Alembic honored Stanley by offering a signature model Stanley Clarke bass, the first time in the company’s history of making only custom built instruments to do so. Whatever the instrument: acoustic bass viol, electric bass guitar, tenor bass, piccolo bass, acoustic bass guitar, electric upright, or any of the hundreds of axes in his arsenal, Stanley’s musicality and command of these instruments clearly define him as the greatest living bass virtuoso in the world, second to none, hands down, end of discussion.
Now king of the acoustic and electric jazz worlds, in 1981 Stanley teamed with George Duke to form the Clarke/Duke Project. Together they scored a top-twenty pop hit with “Sweet Baby,” recorded three albums and still tour to this day. Stanley’s involvement in additional projects as leader or active member include: Jeff Beck (tour of Japan and Europe, 1978-1979), Ronnie Wood’s & Keith Richards’ New Barbarians (North American tour, 1979), Animal Logic (with Stewart Copeland, two albums and tours, 1989), The “Superband”(with Larry Carlton, Billy Cobham, Najee, and Deron Johnson, 1993-94), The Rite of Strings (with Jean Luc Ponty and Al Dimeola, 1995), Vertu’ (with Lenny White, 1999). A much more detailed listing of Stanley Clarke’s bands can be found in Discography. Clarke has won literally every major award available to a bass player: Grammys, Emmys, every readers’ poll out there, all the critics’ polls, gold and platinum records, walks of fame- you name it. He was Rolling Stone’s very first Jazzman of the Year, and bassist winner of Playboy’s Music Award for ten straight years.
Ever seeking new challenges, in 1985 Stanley turned his boundless creative energy to film and television scoring. Starting on the small screen with an Emmy nominated score for Pee Wee’s Playhouse, he progressed onto the silver screen as composer, orchestrator, conductor and performer of scores for such blockbuster films as: Boys N the Hood, What’s Love Got to Do With It (the Tina Turner Story), Passenger 57, Higher Learning, Poetic Justice, Panther, The Five Heartbeats, Little Big League, and Romeo Must Die. He has even scored a Michael Jackson video release directed by Jon Singleton entitled Remember the Time. Currently his scoring may be heard on the number one rated show for the Showtime Network: Soul Food. Stanley has become one of the elite in-demand composers in Hollywood.

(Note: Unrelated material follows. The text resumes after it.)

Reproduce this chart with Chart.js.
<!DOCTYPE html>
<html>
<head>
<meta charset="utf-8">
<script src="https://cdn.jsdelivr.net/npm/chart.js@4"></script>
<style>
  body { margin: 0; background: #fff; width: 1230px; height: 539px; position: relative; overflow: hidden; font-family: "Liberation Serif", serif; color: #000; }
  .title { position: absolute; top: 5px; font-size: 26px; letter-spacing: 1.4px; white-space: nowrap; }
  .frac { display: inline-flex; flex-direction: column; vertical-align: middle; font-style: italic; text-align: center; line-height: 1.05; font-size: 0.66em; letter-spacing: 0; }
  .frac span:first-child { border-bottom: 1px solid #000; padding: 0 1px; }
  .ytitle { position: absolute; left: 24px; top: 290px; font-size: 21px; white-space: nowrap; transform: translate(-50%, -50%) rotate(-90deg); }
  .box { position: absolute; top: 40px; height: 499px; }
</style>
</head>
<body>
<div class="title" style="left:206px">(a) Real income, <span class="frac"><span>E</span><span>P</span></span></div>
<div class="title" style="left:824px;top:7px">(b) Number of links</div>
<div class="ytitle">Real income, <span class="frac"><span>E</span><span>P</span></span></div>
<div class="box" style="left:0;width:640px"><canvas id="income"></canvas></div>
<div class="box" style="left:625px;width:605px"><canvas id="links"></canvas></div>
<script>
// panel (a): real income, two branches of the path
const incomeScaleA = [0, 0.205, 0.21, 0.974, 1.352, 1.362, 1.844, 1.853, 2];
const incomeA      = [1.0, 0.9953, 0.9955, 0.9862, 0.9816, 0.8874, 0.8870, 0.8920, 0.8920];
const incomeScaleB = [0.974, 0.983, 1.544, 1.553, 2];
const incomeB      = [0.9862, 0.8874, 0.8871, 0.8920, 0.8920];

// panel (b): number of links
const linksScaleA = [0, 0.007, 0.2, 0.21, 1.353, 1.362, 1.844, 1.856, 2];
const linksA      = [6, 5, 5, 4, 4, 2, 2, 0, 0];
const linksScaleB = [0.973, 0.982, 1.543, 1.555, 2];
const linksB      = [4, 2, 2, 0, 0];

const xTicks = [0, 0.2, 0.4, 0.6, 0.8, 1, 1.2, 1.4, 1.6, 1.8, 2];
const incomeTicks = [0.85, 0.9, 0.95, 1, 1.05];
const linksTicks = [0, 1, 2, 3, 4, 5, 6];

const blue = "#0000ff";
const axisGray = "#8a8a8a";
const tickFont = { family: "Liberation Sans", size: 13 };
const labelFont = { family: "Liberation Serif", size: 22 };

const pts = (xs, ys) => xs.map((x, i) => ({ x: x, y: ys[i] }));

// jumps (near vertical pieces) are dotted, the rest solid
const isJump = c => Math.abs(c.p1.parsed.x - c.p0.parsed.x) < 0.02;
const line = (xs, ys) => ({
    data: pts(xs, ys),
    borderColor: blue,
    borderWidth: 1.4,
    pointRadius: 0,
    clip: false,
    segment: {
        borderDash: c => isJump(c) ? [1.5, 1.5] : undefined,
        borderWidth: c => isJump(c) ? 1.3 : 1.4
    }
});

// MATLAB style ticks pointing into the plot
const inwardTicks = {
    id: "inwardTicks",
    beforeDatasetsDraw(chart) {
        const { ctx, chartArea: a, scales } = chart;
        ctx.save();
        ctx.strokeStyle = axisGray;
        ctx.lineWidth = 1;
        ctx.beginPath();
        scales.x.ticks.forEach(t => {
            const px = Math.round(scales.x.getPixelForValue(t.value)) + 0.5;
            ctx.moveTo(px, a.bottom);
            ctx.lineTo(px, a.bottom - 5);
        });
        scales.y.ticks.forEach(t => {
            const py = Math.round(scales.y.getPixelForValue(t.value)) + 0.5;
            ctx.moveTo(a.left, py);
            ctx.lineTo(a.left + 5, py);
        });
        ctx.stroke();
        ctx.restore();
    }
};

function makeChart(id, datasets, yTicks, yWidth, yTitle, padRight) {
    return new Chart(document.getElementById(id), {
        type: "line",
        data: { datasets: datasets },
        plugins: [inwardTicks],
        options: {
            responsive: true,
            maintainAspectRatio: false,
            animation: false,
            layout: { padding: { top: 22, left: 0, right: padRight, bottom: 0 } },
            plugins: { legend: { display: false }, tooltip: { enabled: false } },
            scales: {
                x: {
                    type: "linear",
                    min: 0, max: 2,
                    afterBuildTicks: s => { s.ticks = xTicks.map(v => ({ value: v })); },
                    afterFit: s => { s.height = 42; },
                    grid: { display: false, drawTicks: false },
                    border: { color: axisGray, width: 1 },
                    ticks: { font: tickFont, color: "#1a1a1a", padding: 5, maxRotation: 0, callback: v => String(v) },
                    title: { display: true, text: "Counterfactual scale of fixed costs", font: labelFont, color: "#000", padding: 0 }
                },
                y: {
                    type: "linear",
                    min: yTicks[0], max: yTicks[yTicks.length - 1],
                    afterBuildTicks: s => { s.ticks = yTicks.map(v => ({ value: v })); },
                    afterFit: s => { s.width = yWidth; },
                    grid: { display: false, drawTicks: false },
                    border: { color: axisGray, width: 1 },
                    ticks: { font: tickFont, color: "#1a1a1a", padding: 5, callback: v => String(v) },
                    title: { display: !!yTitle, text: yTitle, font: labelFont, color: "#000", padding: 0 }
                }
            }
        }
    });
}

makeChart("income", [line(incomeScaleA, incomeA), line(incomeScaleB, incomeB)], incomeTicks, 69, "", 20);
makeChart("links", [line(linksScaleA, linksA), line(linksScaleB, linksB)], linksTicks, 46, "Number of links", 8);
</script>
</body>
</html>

Stanley says that: “film has given me the opportunity to compose large orchestral scores and to compose music not normally associated with myself. It’s given me the chance to conduct orchestras and arrange music for various types of ensembles. It’s been a diverse experience for me musically, made me a more complete musician, and utilized my skills completely.”

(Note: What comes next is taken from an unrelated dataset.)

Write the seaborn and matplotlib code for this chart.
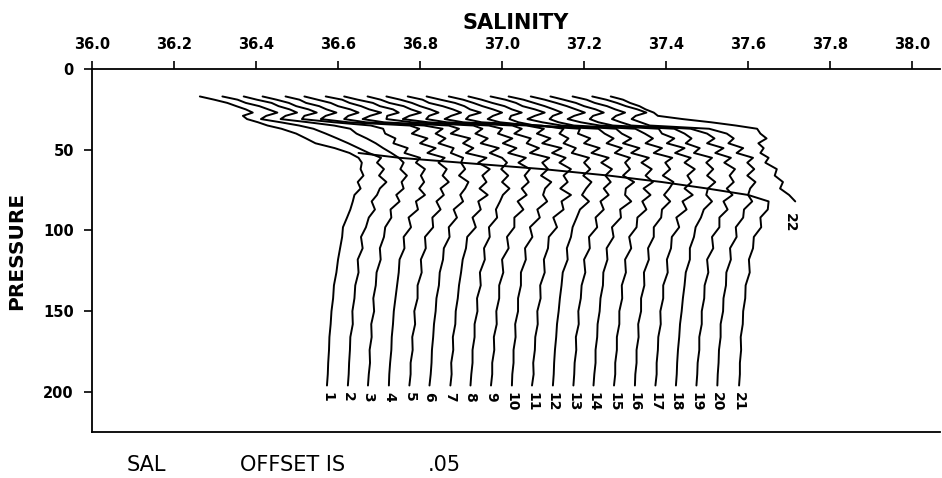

His artistry has spanned classical, jazz, R&B and pop idioms. He has already succeeded in a multitude of diverse careers, any one of which would be satisfactory to anyone else. Yet he still pushes on, as invigorated and as passionate about music as that teenage prodigy from Philadelphia with a dream.
The Biography of this incredible musician, like Stanley himself, is a continuing work in process.